I am developing a windows application for web scraping. To do this, I use the Webbrowser control - I can't use the the webrequest/webclient/webresponse classes because the web pages are loaded dynamically using javascript.
The application works fine, but since I do a lot of processing, it loads the UI unnecessarily. I get the "not responding" message intermittently. So what I did is:
1. Create the webbrowser on the UI thread
2. Put the long-running processes on a background thread
3. Whenever I need to get the page' document I use a Control.Invoke.

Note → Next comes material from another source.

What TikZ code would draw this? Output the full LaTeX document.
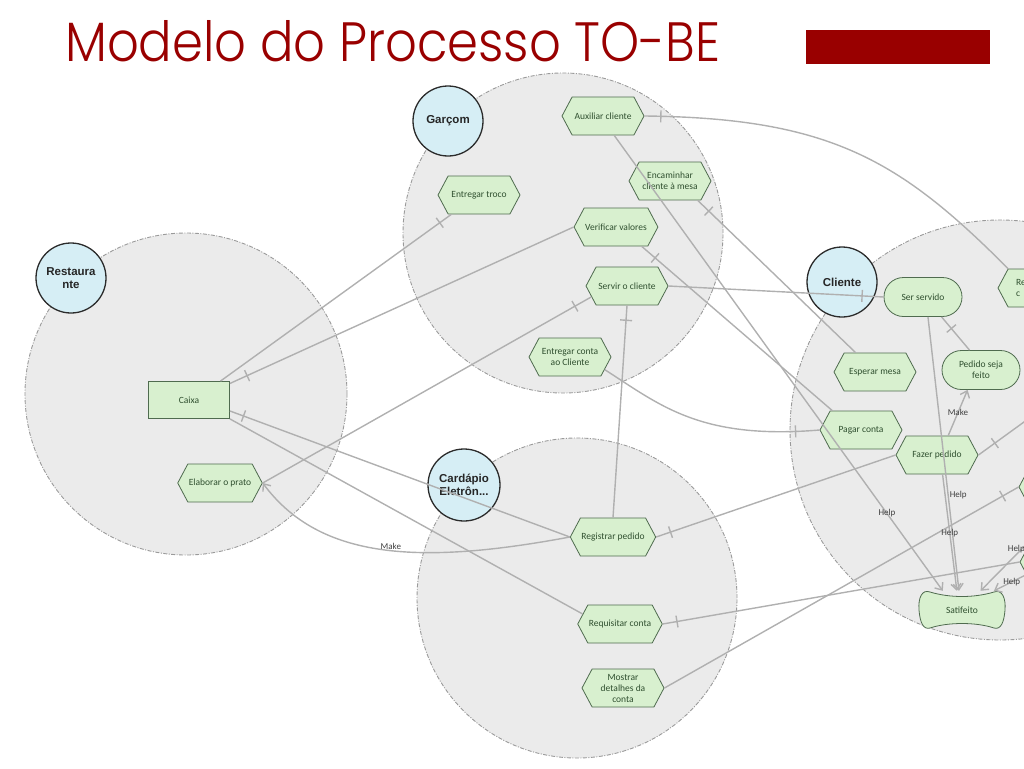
\documentclass[tikz,border=0pt]{standalone}
\usepackage{fontspec}
\setmainfont{Carlito}
\newfontfamily\actorfont{Liberation Sans}
\newfontfamily\titlefont{Poppins}[UprightFont={* Light}]
\usetikzlibrary{shapes.symbols,shapes.misc,arrows.meta}
\definecolor{titlered}{HTML}{990000}
\definecolor{taskfill}{HTML}{D8F0CF}
\definecolor{taskborder}{HTML}{4F6B4F}
\definecolor{tasktext}{HTML}{2F4F2F}
\definecolor{actorfill}{HTML}{D6EEF5}
\definecolor{actorborder}{HTML}{2B2B2B}
\definecolor{boundfill}{HTML}{EBEBEB}
\definecolor{boundline}{HTML}{9A9A9A}
\definecolor{linegray}{HTML}{B0B0B0}
\begin{document}
\begin{tikzpicture}[x=1pt,y=-1pt,>={Straight Barb[length=6pt,width=10pt]},
  boundary/.style={circle,fill=boundfill,draw=boundline,line width=0.9pt,dash pattern=on 4pt off 1.5pt on 1pt off 1.5pt,inner sep=0pt},
  actor/.style={circle,draw=actorborder,fill=actorfill,line width=1.3pt,minimum size=70pt,inner sep=0pt,align=center,text=black!85,font=\actorfont\bfseries\fontsize{11.5}{12.5}\selectfont},
  task/.style={signal,signal to=east and west,signal pointer angle=124,draw=taskborder,fill=taskfill,line width=0.8pt,minimum width=82pt,minimum height=38pt,inner sep=1pt,align=center,text=tasktext,font=\fontsize{9.5}{11}\selectfont},
  goal/.style={rounded rectangle,draw=taskborder,fill=taskfill,line width=0.8pt,minimum width=80pt,minimum height=39pt,inner sep=1pt,align=center,text=tasktext,font=\fontsize{9.5}{11}\selectfont},
  res/.style={rectangle,draw=taskborder,fill=taskfill,line width=0.8pt,minimum width=81pt,minimum height=37pt,text=tasktext,font=\fontsize{9.5}{11}\selectfont},
  softgoal/.style={inner sep=0pt,minimum width=80pt,minimum height=38pt,text=tasktext,font=\fontsize{9.5}{11}\selectfont},
  link/.style={draw=linegray,line width=1.4pt},
  tick/.style={sloped,draw=linegray,line width=1.4pt,inner sep=0pt,minimum width=0pt,minimum height=12pt},
  lbl/.style={inner sep=1pt,text=black!75,font=\fontsize{9}{10}\selectfont}]
\useasboundingbox (0,0) rectangle (1024,768);
\clip (0,0) rectangle (1024,768);

\node (title) at (65,62)[anchor=base west,inner sep=0pt,text=titlered,font=\titlefont]{\resizebox{655pt}{41pt}{Modelo do Processo TO-BE}};
\node (bar) at (898,47)[fill=titlered,minimum width=184pt,minimum height=34pt,inner sep=0pt]{};

% boundaries
\node (restB) at (186,394)[boundary,minimum size=322pt]{};
\node (garcomB) at (563,233)[boundary,minimum size=320pt]{};
\node (cardB) at (577,598)[boundary,minimum size=320pt]{};
\node (clienteB) at (1000,430)[boundary,minimum size=420pt]{};

% actors
\node (restaurante) at (71,278)[actor]{Restaura\\nte};
\node (garcom) at (448,121)[actor]{Garçom};
\node (cardapio) at (464,485)[actor,minimum size=72pt]{Cardápio\\Eletrôn...};
\node (cliente) at (842,282)[actor]{Cliente};

% tasks
\foreach \n/\x/\y/\t in {aux/603/116/{Auxiliar cliente},encam/670/181/{Encaminhar\\cliente à mesa},
  troco/479/195/{Entregar troco},verif/616/227/{Verificar valores},servir/627/286/{Servir o cliente},
  entconta/570/357/{Entregar conta\\ao Cliente},elab/220/483/{Elaborar o prato},regped/613/537/{Registrar pedido},
  reqconta/620/624/{Requisitar conta},mostrar/623/688/{Mostrar\\detalhes da\\conta},
  esperar/875/372/{Esperar mesa},pagar/861/430/{Pagar conta},fazer/937/455/{Fazer pedido},
  hexR1/1060/487/{},hexR2/1061/562/{}}
{
    \node (\n) at (\x,\y)[task]{\t};
}
\node (reR) at (1039,288)[task,text width=46pt,align=left]{Re\\c};
\node (caixa) at (189,400)[res]{Caixa};
\node (serserv) at (923,297)[goal]{Ser servido};
\node (pedido) at (981,370)[goal]{Pedido seja\\feito};
\draw[taskborder,fill=taskfill,line width=0.8pt] (930,592) .. controls (950,598) and (974,598) .. (994,592)
  .. controls (1002,589) and (1006,598) .. (1005,610) .. controls (1004,622) and (1001,630) .. (994,628)
  .. controls (976,622) and (948,622) .. (930,628) .. controls (923,630) and (920,622) .. (919,610)
  .. controls (918,598) and (922,589) .. cycle;
\node (satif) at (962,610)[softgoal]{Satifeito};
\coordinate (offA) at (1075,385);
\coordinate (offB) at (1070,500);

% links
\draw[link] (aux.east) .. controls (830,118) and (900,160) .. (reR.148) node[pos=.03,tick]{};
\draw[link,->] (aux.-60) -- (satif.135) node[pos=.83,lbl]{Help};
\draw[link] (encam.-35) -- (esperar.135) node[pos=.07,tick]{};
\draw[link] (verif.-37) -- (pagar.146) node[pos=.07,tick]{};
\draw[link] (servir.east) -- (serserv.west) node[pos=.9,tick]{};
\draw[link] (servir.197) -- (elab.east) node[pos=.05,tick]{};
\draw[link] (servir.south) -- (regped.north) node[pos=.07,tick]{};
\draw[link] (entconta.-20) .. controls (660,405) and (700,440) .. (pagar.west) node[pos=.93,tick]{};
\draw[link] (troco.215) -- (caixa.31) node[pos=.05,tick]{};
\draw[link] (verif.west) -- (caixa.22) node[pos=.95,tick]{};
\draw[link] (caixa.-15) -- (regped.west) node[pos=.04,tick]{};
\draw[link] (caixa.south east) -- (reqconta.165);
\draw[link,->] (regped.west) .. controls (420,565) and (320,560) .. (elab.east) node[pos=.47,above=-1pt,lbl]{Make};
\draw[link] (regped.east) -- (fazer.west) node[pos=.06,tick]{};
\draw[link] (reqconta.east) -- (hexR2.west) node[pos=.04,tick]{};
\draw[link] (mostrar.east) -- (hexR1.west) node[pos=.955,tick]{};
\draw[link] (fazer.east) -- (offA) node[pos=.17,tick]{};
\draw[link] (serserv.-47) -- (pedido.120) node[pos=.35,tick]{};
\draw[link,->] (fazer.60) -- (pedido.-124) node[pos=.5,lbl]{Make};
\draw[link,->] (serserv.-76) -- (satif.99) node[pos=.65,right,lbl]{Help};
\draw[link,->] (fazer.-74) -- (satif.105) node[pos=.5,lbl]{Help};
\draw[link,->] (offB) -- (satif.46) node[pos=.6,above,lbl]{Help};
\draw[link,->] (hexR2.200) -- (satif.31) node[pos=.45,lbl]{Help};
\end{tikzpicture}
\end{document}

4. Return the page's document via the invoke call to the background thread
In the callback function, I can see that the page's document is extracted fine. However, the document (HtmlDocument) returned to background worker is not correctly evaluated. When I step through the debugger, I get "Function evaluation timed out message...". I've played around with the syntax and keep getting invalid cast exception or cross threading messaging exception.

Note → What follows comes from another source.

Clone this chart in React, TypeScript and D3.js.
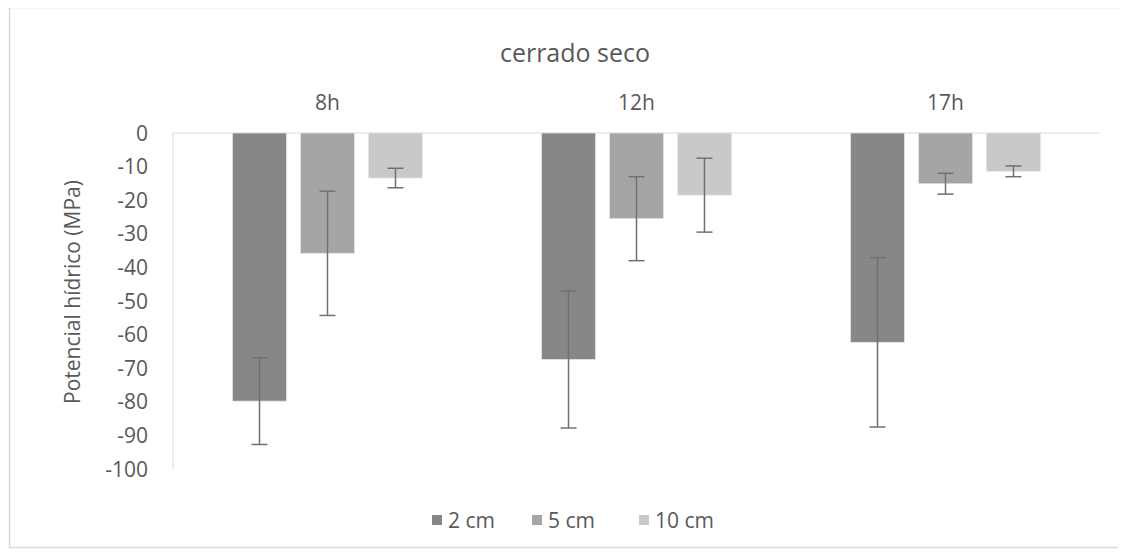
import * as d3 from "d3";
import React, { useEffect, useRef } from 'react';

// data
const categories = ["8h", "12h", "17h"];
const series = ["2 cm", "5 cm", "10 cm"];
const values2cm = [-79.8, -67.4, -62.3];
const values5cm = [-35.8, -25.5, -15.1];
const values10cm = [-13.4, -18.5, -11.4];
const err2cm = [12.9, 20.4, 25.2];
const err5cm = [18.5, 12.5, 3.1];
const err10cm = [2.9, 11.0, 1.6];
const yTicks = [0, -10, -20, -30, -40, -50, -60, -70, -80, -90, -100];
const colors = ["#878787", "#a5a5a5", "#c9c9c9"];

const WIDTH = 1126;
const HEIGHT = 552;
const FONT = "'Open Sans', sans-serif";

export default function App() {
  const svgRef = useRef<SVGSVGElement | null>(null);

  useEffect(() => {
    if (!svgRef.current) return;
    const svg = d3.select(svgRef.current);
    svg.selectAll("*").remove();

    const margin = { top: 133, right: 26, bottom: 83, left: 173 };
    const innerW = WIDTH - margin.left - margin.right;

    const seriesValues = [values2cm, values5cm, values10cm];
    const seriesErr = [err2cm, err5cm, err10cm];

    const x0 = d3.scaleBand<string>()
      .domain(categories)
      .range([margin.left, margin.left + innerW])
      .paddingInner(0.34)
      .paddingOuter(0.17);

    const x1 = d3.scaleBand<string>()
      .domain(series)
      .range([0, x0.bandwidth()])
      .paddingInner(0.206)
      .paddingOuter(0.103);

    const y = d3.scaleLinear()
      .domain([0, -100])
      .range([margin.top, HEIGHT - margin.bottom]);

    // outer border
    svg.append('rect')
      .attr('x', 9.5).attr('y', 7.5)
      .attr('width', WIDTH - 14).attr('height', HEIGHT - 12)
      .attr('fill', '#fff')
      .attr('stroke', '#d9d9d9')
      .attr('stroke-width', 1.5);

    // title
    svg.append('text')
      .attr('x', 575).attr('y', 62)
      .attr('text-anchor', 'middle')
      .style('font-family', FONT)
      .style('font-size', '25px')
      .attr('fill', '#595959')
      .text('cerrado seco');

    // category labels (at the top)
    svg.append('g')
      .selectAll('text')
      .data(categories)
      .join('text')
      .attr('x', d => x0(d)! + x0.bandwidth() / 2)
      .attr('y', 110)
      .attr('text-anchor', 'middle')
      .style('font-family', FONT)
      .style('font-size', '21px')
      .attr('fill', '#595959')
      .text(d => d);

    // zero line + y axis line
    svg.append('line')
      .attr('x1', margin.left).attr('x2', margin.left + innerW)
      .attr('y1', y(0)).attr('y2', y(0))
      .attr('stroke', '#d9d9d9').attr('stroke-width', 1);
    svg.append('line')
      .attr('x1', margin.left).attr('x2', margin.left)
      .attr('y1', y(0)).attr('y2', y(-100))
      .attr('stroke', '#d9d9d9').attr('stroke-width', 1);

    // y tick labels
    svg.append('g')
      .selectAll('text')
      .data(yTicks)
      .join('text')
      .attr('x', 148)
      .attr('y', d => y(d))
      .attr('dy', '0.36em')
      .attr('text-anchor', 'end')
      .style('font-family', FONT)
      .style('font-size', '21px')
      .attr('fill', '#595959')
      .text(d => String(d));

    // y axis title
    svg.append('text')
      .attr('transform', `translate(80, 292) rotate(-90)`)
      .attr('text-anchor', 'middle')
      .style('font-family', FONT)
      .style('font-size', '21px')
      .attr('fill', '#595959')
      .text('Potencial hídrico (MPa)');

    // bars
    const groups = svg.append('g')
      .selectAll('g')
      .data(categories)
      .join('g')
      .attr('transform', d => `translate(${x0(d)}, 0)`);

    groups.selectAll('rect')
      .data((_, i) => series.map((s, j) => ({ s, j, v: seriesValues[j][i] })))
      .join('rect')
      .attr('x', d => x1(d.s)!)
      .attr('y', y(0))
      .attr('width', x1.bandwidth())
      .attr('height', d => y(d.v) - y(0))
      .attr('fill', d => colors[d.j])
      .attr('stroke', '#e6e6e6')
      .attr('stroke-width', 0.75);

    // error bars
    const errData = categories.flatMap((c, i) =>
      series.map((s, j) => ({ c, s, v: seriesValues[j][i], e: seriesErr[j][i] })));

    const eb = svg.append('g')
      .selectAll('g')
      .data(errData)
      .join('g')
      .attr('transform', d => `translate(${x0(d.c)! + x1(d.s)! + x1.bandwidth() / 2}, 0)`)
      .attr('stroke', '#707070')
      .attr('stroke-width', 1.5);

    eb.append('line')
      .attr('x1', 0).attr('x2', 0)
      .attr('y1', d => y(d.v + d.e)).attr('y2', d => y(d.v - d.e));
    eb.append('line')
      .attr('x1', -8).attr('x2', 8)
      .attr('y1', d => y(d.v + d.e)).attr('y2', d => y(d.v + d.e));
    eb.append('line')
      .attr('x1', -8).attr('x2', 8)
      .attr('y1', d => y(d.v - d.e)).attr('y2', d => y(d.v - d.e));

    // legend
    const legendX = [432, 532, 639];
    const legend = svg.append('g')
      .selectAll('g')
      .data(series)
      .join('g')
      .attr('transform', (_, i) => `translate(${legendX[i]}, 520)`);

    legend.append('rect')
      .attr('x', 0).attr('y', -5)
      .attr('width', 10).attr('height', 10)
      .attr('fill', (_, i) => colors[i]);

    legend.append('text')
      .attr('x', 16)
      .attr('y', 0)
      .attr('dy', '0.36em')
      .style('font-family', FONT)
      .style('font-size', '21px')
      .attr('fill', '#595959')
      .text(d => d);
  }, []);

  return (
    <svg ref={svgRef} width={WIDTH} height={HEIGHT} style={{ display: 'block', marginTop: -8, marginLeft: -8 }}></svg>
  );
}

Below is how I've coded the callback/ delegate:
private delegate HtmlDocument RefreshDelegate();
private HtmlDocument RefreshBrowser()
{
WebBrowser br1 = ((WebBrowser)this.Controls["br1"]); //get webbrowser, "br1"
br1.Refresh(); //refresh browser
return br1.Document; //is retrieved correctly
}
Now for the code in the background worker that processes the "returned" HTMLDocument:
WebBrowser br1 = ((WebBrowser)this.Controls["br1"]); //get the browser
HtmlDocument document = (HtmlDocument)br1.Invoke(new RefreshDelegate(this.RefreshBrowser)); //not evaluated
//do stuff with document
Debugger message encountered: "Function evaluation disabled because a previous function evaluation timed out. You must continue execution to reenable function evaluation.". Is this the correct way to solve this problem? As I said I can't get the javascript content with webrequest etc, I also can't run the htmldocument parsing on the UI, because it results in a poor user experience. Additionally, it happens that i need to create several webbrowser instances. If this is not the best way, I'm open to other libraries as well. Thanks.